In Adams Township, residents say the conspiracy theories and political upheaval tore at the fabric of the community. Johnson, who was elected to replace Nichols as a township supervisor, says the recall is only the first step in restoring trust in the electoral process within the divided town. “Monday night is our first board meeting that we’ll be running. We expect it to be a circus,” he said. In the long run, he said he thought that “the nonsense will go away with those two being gone.”

This was something I did not expect in such a Republican area. It should be noted that Scott’s replacement Suzy Roberts is also a Republican but one who was fed up with what the extremists were doing.

Scott will be replaced by Suzy Roberts, a retiree who spent most of her career in the auto industry and has worked as a poll worker. Although Roberts has historically voted Republican, she is running as an independent, as required by the rules guiding recall elections.

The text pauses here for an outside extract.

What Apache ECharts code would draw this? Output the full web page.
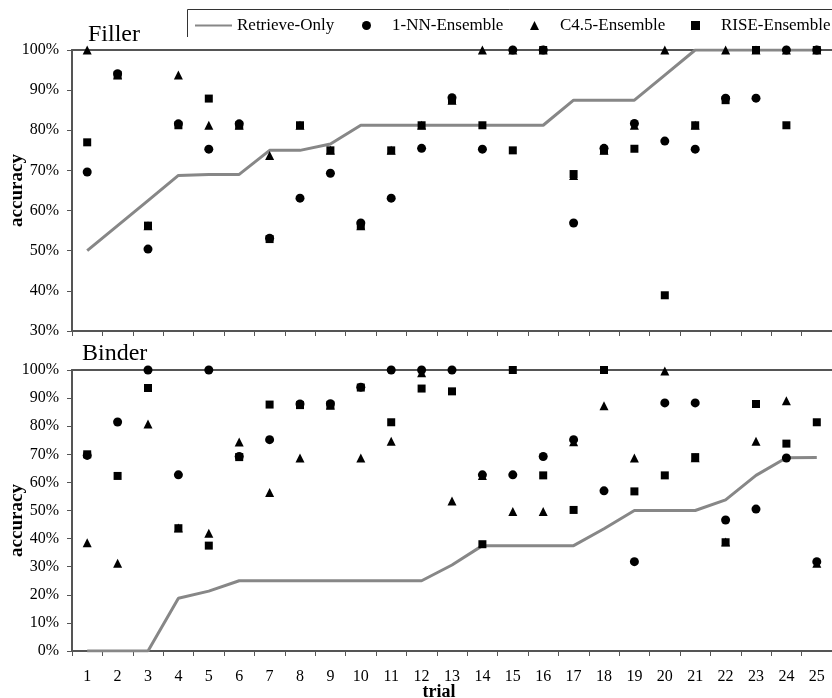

“This election is between a giant lie that has taken over our township meetings, versus people who want to make lying wrong again,” said Roberts.

It is in such rural areas that Republican extremists have managed to gain a foothold, as can be seen in what happened just after the 2020 election, when the extremists pushed out lifelong Republicans who did not go along with them, such as local documentarian Penny Swan.

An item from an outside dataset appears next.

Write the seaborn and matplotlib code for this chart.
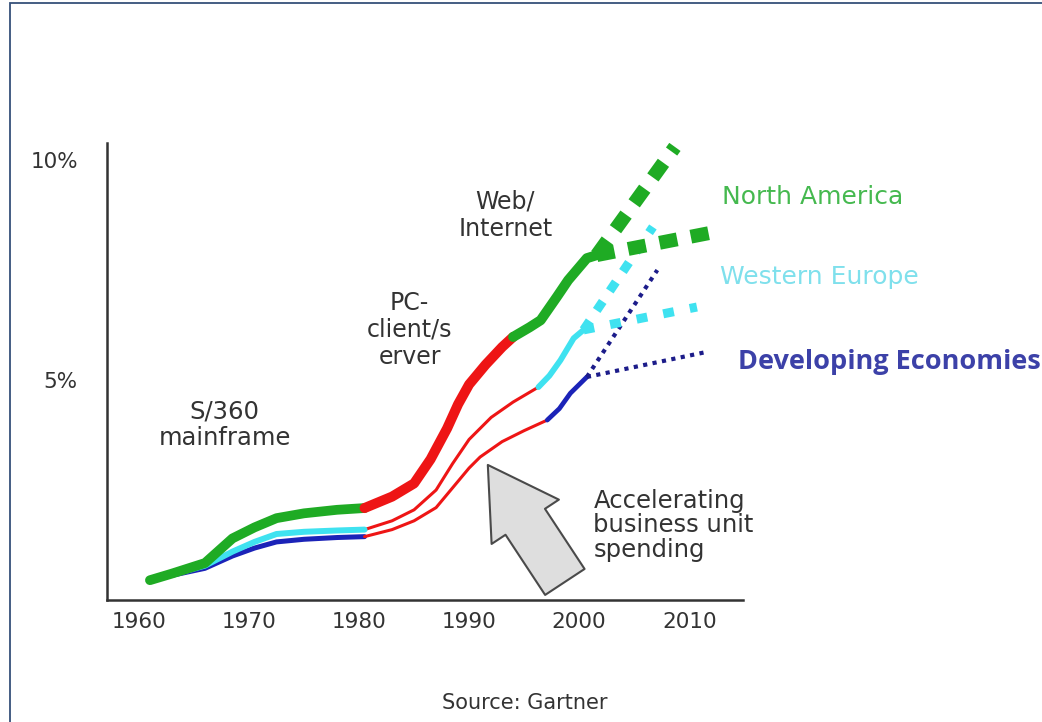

But after the 2020 presidential election, politics in rural and deep red Hillsdale county soured. A faction of hard-right party members within the county Republican party took control of the party, renouncing more than 60 local GOP delegates who did not share their political vision and rallying around false claims that the presidential election was stolen from Donald Trump. In December, 2022, Swan logged on to Facebook and announced her hiatus from some political activities, including filming city council meetings in Hillsdale.

Her frustrations followed a split within the county GOP into factions: one that calls itself the “America First” Republican party of Hillsdale, and another that largely disavows the election lies.

At an 11 August 2022 county GOP convention, members of the so-called America First faction disavowed more than 60 members of the party. Armed guards blocked the members from accessing the meeting. Fourteen days later, members who had been disavowed and their allies elected a new slate of leadership and claimed sole legitimacy as the Hillsdale county Republican executive committee.

For months, the warring factions have met separately, vying for legal recognition and sending separate slates of delegates to the state Republican party convention in February 2023. On 28 April, a circuit court judge ruled that the disavowals were improper and recognized subsequent meetings held by the executive committee as “valid”.

Residents say the split in the Republican party has spilled over into the wider Hillsdale county community, breaking up friendships and sowing mistrust among neighbors.

“All of the election fraud screaming and hollering I was behind at first, because I felt the same way,” said Tim Martin, a Hillsdale county resident who supported Trump in 2020. “But when you can’t produce proof of what you’re saying, you’re looking like a liar.”

This is just one small rural county. If it is beginning to dawn on people in places like this that they have been sold a bill of goods by Trump and his fanatical followers, it does not augur well for the MAGAts nationally.

Comments

  1. sonofrojblake says

    One thing I’ve always had a grudging admiration for is the Right’s unity. They snipe and bully and threaten each other when they’re in power, but if they’re not, or if they are and there’s an election brewing, they shut the fuck up and knuckle down to making sure they WIN. They pull together, even with people they’d cross the street to avoid. The Left could learn a lot from this, and indeed did in the UK in the mid 90s which led to ten good years of progressive achievement, most of which has since been undone.

    But it looks like that unity is going away. The non-nutjobs on the right sound like they’ve had it with the idiots. That can only be good, because it can only hurt their chances of power.

  2. says

    I suspect that many of the not-so-maga-republicans are primarily upset that the magas are saying the quiet parts out loud. They’re not going to support abortion as health care, for example. They just want the magas to shut up about pushing for a federal abortion ban because they know that doesn’t sit well with the majority of Americans, and they don’t want to get thrown out with the magas in the next election.

  3. TGAP Dad says

    I live in Michigan, and want to point out the most pertinent fact of the state’s recent partisan swing, that is overlooked by every single media outlet to date -- the citizens’ redistricting commission, mandated by overwhelming passage of proposal 2 in 2018. This, after surviving a flurry of lawsuits by the GOP, handed over the task of redistricting to an independent commission comprised of citizen applicants chosen at random, and selected to fill a partisan or independent seat. The impact was felt almost immediately after the 2022 midterms, when the new districts’ representatives and senators were chosen. Both houses of the state legislature immediately swung to democratic control, and with a democratic governor, passed a repeal of right-to-work legislation and added sexual orientation and gender identity as protected classes. Constitutional amendments to enshrine reproductive rights, as well as more electoral reforms were also passed by popular referendum.

  4. GerrardOfTitanServer says

    TGAP Dad
    The Republican party, who often can win only by “cheating”.

  5. TGAP Dad says

    @4 Gerard
    That’s a slight mischaracterization of my point, which was that the media seem to be overlooking the Michigan redistricting reform’s role in the state’s swing in control, rather than a super-dramatic backlash. There’s also a lot more to it. The GOP took advantage of Clinton’s engineered bad press to pass a term limit referendum which first applied in the 1998 election cycle, where a large number of democratic lawmakers would be term limited. They then used that paper thin contralto gerrymander for the 2002 cycle, and hyper gerrymander for the 2012 cycle. The backlash -- proposal 2 (redistricting reform), proposal 3 (election reform) -- cannabis legalization, and others -- were a result of the dramatic overreach of the GOP majority, with an assist by the misdeeds of the Snyder administration (Flint lead scandal, and racism-motivated abuse of emergency financial managers). And oh yeah -- in 2022, we passed a reproductive rights amendment to the state constitution. Michigan is one of the few states where you can amend the constitution any citizen referendum, which has served us well the past 5 years.